The Institute's goals are to foster and disseminate outstanding scholarship in the history of science and technology and allied fields and to initiate new directions in these fields. In addition to having distinguished scholars from around the world in residence and supporting the dissertation research of advanced graduate students, the Institute holds a lunchtime colloquium series, workshops, seminars and lectures on diverse topics in the history of science and technology that are open to the public.
Graduate Fellows also named
The Dibner Institute for the History of Science and Technology has announced awards to five PhD candidates enrolled in programs at Dibner Institute consortium-member institutions: Boston University, Brandeis University, Harvard University and MIT. Dibner Institute graduate fellowships are given to candidates nominated by their departments and are based on excellence and scholarly promise, without regard for need.
Karl P. Hall is a PhD candidate in the Department of the History of Science at Harvard University. He received the BS degree in physics and the AB in history from Stanford University in 1989. He participated in a University of Washington/CIEE Summer Language Program in Leningrad and was a postgraduate exchange student at Moscow State University in 1989-1990. His dissertation is entitled "Schools for Scandal: Theoretical Physics in Stalin's Russia."
Robert Martello received the SB degree from MIT in 1986 in earth, atmospheric and planetary sciences and the SM degree in civil and environmental engineering in 1993. Currently a PhD candidate in the Program in Science, Technology and Society at MIT, he will investigate environmental implications of technological change.
David A. Mindell, also a PhD candidate in STS, received the BS degree in electrical engineering and the BA degree in literature from Yale University in 1988. In his dissertation, "From Machinery to Information: A History of Control Systems, 1916-1945," he will explore governors and feedback devices used in specific systems developed by two corporate organizations, an academic institution and a federal agency.
Babak Razzaghe-Ashrafi was graduated in 1986 from MIT with the SB degree in physics and mathematics, and he received the PhD in physics from the State University of New York at Stony Brook in 1993. He is now a PhD candidate in STS, where his area of concentration is the history of 19th and 20th century physics.

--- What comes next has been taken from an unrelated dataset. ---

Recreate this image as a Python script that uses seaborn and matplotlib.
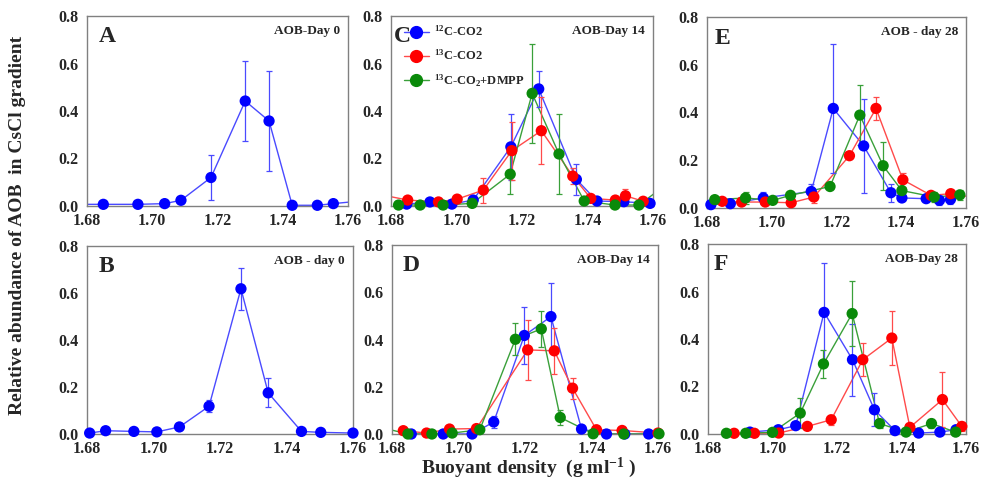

Thomas D. Wilson earned the MA degree in history at Central Missouri State University in 1991. He is a doctoral candidate at Brandeis University in the Department of Comparative History. His dissertation topic is "Early Modern Conceptions of Scientific Fraud: Allegations of Fabrication at the Royal Society and the Academie des Sciences, 1662-1793."
A version of this article appeared in MIT Tech Talk on May 3, 1995.